### Records contained in a dataset
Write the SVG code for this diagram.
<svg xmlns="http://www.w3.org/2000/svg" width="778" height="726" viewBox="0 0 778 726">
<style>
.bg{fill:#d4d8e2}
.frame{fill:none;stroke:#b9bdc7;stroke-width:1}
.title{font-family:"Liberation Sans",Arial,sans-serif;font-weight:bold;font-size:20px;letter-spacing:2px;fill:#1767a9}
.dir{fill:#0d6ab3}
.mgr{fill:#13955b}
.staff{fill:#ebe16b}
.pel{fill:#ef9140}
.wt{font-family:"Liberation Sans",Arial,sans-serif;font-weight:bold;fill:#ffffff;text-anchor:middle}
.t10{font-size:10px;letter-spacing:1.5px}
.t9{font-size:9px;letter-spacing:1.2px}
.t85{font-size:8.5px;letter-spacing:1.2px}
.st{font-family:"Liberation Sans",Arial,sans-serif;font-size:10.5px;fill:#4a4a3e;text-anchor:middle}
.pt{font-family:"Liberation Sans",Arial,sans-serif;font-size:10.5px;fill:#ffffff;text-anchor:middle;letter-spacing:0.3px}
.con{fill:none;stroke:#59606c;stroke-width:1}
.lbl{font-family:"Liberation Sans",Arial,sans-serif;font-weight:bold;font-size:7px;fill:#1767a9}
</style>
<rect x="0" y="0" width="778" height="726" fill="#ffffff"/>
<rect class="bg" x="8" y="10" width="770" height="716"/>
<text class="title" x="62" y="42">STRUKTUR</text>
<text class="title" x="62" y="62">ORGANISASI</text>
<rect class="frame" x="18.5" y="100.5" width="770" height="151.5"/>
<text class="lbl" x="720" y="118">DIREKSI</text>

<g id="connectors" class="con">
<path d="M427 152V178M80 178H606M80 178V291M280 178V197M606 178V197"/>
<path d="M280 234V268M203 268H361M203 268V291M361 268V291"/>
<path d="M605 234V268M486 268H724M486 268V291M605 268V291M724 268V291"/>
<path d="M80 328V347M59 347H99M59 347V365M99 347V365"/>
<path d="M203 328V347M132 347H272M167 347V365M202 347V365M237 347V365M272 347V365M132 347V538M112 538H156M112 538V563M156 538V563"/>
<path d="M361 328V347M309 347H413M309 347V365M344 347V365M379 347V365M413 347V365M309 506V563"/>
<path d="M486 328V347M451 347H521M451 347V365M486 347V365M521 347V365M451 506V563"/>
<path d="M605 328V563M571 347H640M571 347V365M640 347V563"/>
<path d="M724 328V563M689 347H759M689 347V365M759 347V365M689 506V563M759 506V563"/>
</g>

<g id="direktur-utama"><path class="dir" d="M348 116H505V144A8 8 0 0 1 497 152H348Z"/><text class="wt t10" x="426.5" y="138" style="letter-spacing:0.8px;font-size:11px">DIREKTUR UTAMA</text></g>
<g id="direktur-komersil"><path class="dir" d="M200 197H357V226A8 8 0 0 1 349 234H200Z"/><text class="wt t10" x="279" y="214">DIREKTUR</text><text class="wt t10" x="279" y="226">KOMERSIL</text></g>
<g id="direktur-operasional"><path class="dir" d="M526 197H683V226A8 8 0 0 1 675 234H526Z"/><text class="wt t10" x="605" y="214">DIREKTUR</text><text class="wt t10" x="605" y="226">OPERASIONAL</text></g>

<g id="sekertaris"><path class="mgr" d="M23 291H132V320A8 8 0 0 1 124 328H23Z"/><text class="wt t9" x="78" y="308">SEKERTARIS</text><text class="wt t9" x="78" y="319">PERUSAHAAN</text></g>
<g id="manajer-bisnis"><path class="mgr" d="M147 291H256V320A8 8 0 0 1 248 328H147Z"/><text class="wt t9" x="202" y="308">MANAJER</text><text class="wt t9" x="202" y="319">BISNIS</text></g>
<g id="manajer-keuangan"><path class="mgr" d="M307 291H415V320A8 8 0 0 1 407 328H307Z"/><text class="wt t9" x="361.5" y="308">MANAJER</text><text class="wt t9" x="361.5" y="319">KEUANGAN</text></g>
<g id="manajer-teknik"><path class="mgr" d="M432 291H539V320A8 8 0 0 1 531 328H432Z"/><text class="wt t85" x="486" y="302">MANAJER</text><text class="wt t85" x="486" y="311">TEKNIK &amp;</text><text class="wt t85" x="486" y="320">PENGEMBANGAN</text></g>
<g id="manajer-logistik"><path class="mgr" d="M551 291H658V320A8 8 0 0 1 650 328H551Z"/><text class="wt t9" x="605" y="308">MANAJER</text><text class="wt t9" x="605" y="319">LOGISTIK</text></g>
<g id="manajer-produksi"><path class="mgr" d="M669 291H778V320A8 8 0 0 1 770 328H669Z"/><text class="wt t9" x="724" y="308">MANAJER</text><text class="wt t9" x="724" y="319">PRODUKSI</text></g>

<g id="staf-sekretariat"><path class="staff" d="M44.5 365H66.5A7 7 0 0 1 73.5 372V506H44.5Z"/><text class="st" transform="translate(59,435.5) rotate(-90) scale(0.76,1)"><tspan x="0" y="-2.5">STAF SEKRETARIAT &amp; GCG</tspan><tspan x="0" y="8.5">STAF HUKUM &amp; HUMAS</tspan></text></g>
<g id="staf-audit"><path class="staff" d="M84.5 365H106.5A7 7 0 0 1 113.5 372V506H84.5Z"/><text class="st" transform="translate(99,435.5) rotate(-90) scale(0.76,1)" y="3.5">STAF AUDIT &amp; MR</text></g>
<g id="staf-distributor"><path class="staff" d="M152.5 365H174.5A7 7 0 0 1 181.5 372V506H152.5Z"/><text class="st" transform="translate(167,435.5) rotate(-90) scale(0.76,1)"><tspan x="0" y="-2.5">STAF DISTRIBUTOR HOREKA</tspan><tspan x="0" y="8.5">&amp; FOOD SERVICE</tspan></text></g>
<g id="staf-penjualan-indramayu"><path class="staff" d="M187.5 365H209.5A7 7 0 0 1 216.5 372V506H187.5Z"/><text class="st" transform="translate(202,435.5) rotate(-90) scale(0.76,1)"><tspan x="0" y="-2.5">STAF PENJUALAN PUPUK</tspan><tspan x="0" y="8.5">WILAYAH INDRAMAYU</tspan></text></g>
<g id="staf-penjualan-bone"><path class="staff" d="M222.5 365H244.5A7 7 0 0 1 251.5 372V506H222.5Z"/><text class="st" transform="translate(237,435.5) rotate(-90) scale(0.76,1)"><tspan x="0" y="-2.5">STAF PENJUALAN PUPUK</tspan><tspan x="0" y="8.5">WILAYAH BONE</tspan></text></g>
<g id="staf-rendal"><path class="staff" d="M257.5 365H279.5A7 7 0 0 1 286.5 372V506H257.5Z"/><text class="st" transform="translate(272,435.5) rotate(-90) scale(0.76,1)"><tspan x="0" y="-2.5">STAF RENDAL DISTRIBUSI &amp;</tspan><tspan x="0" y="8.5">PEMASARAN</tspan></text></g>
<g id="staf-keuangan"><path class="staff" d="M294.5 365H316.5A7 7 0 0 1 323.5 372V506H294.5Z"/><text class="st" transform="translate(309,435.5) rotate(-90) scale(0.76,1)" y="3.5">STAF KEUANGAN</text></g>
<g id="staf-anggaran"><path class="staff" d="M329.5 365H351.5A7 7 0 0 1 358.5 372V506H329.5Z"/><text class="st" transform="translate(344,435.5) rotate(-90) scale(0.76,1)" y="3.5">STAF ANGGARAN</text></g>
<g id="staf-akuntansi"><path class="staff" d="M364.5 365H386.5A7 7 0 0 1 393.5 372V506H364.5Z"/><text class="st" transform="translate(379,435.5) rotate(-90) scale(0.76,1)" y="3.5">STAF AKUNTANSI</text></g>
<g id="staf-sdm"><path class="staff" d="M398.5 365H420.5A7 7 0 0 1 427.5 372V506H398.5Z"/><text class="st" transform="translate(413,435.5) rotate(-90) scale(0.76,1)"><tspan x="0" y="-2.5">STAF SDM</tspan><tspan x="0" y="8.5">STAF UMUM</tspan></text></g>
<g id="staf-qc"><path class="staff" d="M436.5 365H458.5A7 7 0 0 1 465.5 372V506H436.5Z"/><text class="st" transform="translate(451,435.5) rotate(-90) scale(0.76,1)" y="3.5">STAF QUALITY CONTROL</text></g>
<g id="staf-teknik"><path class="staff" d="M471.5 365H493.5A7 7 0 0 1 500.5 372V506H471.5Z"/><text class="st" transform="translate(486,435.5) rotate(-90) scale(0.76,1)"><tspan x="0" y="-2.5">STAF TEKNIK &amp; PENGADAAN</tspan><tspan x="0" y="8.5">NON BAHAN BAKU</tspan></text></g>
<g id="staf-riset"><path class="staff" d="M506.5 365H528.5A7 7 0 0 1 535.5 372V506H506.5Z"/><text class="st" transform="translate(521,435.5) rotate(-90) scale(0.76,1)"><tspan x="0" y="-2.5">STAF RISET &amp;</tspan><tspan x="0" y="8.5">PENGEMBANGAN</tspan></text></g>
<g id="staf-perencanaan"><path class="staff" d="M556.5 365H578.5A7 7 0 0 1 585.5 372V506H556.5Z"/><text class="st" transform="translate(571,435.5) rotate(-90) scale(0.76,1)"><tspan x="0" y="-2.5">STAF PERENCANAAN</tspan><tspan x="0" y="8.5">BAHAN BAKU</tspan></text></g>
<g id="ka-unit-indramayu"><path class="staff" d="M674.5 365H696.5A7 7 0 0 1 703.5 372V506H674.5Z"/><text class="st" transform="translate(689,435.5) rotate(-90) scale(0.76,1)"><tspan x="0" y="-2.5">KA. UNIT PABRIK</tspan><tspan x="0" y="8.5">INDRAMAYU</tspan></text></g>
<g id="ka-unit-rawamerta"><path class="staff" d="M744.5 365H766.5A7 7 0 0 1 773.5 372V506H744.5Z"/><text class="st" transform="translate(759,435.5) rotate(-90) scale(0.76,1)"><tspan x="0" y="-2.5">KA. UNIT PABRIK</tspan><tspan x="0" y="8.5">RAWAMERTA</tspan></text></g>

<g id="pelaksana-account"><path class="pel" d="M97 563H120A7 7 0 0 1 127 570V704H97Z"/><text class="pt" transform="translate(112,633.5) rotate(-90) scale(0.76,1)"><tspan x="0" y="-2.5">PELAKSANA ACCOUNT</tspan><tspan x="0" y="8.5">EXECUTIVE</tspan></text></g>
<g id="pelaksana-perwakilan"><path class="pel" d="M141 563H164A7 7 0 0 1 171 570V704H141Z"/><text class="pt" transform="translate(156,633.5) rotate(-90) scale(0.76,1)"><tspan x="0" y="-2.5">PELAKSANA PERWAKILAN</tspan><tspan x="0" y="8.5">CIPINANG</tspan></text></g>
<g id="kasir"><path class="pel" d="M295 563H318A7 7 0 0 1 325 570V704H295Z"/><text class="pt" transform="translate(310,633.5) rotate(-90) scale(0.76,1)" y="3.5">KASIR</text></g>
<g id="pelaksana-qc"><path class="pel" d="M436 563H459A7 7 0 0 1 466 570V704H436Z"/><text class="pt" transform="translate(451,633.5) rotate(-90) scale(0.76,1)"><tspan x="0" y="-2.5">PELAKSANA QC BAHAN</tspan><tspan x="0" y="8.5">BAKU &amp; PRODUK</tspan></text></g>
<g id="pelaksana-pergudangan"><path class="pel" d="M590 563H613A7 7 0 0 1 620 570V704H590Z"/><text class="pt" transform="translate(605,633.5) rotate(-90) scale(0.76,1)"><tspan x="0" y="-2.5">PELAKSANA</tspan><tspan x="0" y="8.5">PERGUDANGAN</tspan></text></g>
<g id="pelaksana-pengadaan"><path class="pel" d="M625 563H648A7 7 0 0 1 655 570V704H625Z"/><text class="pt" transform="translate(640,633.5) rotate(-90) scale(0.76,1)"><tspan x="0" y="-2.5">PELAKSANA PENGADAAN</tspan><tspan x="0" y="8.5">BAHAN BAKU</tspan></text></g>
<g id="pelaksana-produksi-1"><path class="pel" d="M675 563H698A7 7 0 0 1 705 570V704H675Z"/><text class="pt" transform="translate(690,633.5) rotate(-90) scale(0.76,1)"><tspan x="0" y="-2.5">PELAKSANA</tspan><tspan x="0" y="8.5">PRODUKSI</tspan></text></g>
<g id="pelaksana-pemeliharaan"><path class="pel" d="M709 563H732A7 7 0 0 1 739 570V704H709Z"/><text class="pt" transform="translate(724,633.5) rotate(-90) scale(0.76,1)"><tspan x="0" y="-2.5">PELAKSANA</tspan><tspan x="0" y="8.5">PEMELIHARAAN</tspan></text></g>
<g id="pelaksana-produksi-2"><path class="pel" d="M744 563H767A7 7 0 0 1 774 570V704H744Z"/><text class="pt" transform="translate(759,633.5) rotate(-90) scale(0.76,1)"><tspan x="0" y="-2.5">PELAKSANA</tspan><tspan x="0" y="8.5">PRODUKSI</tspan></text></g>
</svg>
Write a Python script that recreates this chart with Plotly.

### TASK DIRECTIONS
Only the number is wanted: how many lines contain the string "Write"?

### COMPLETE OUTPUT
2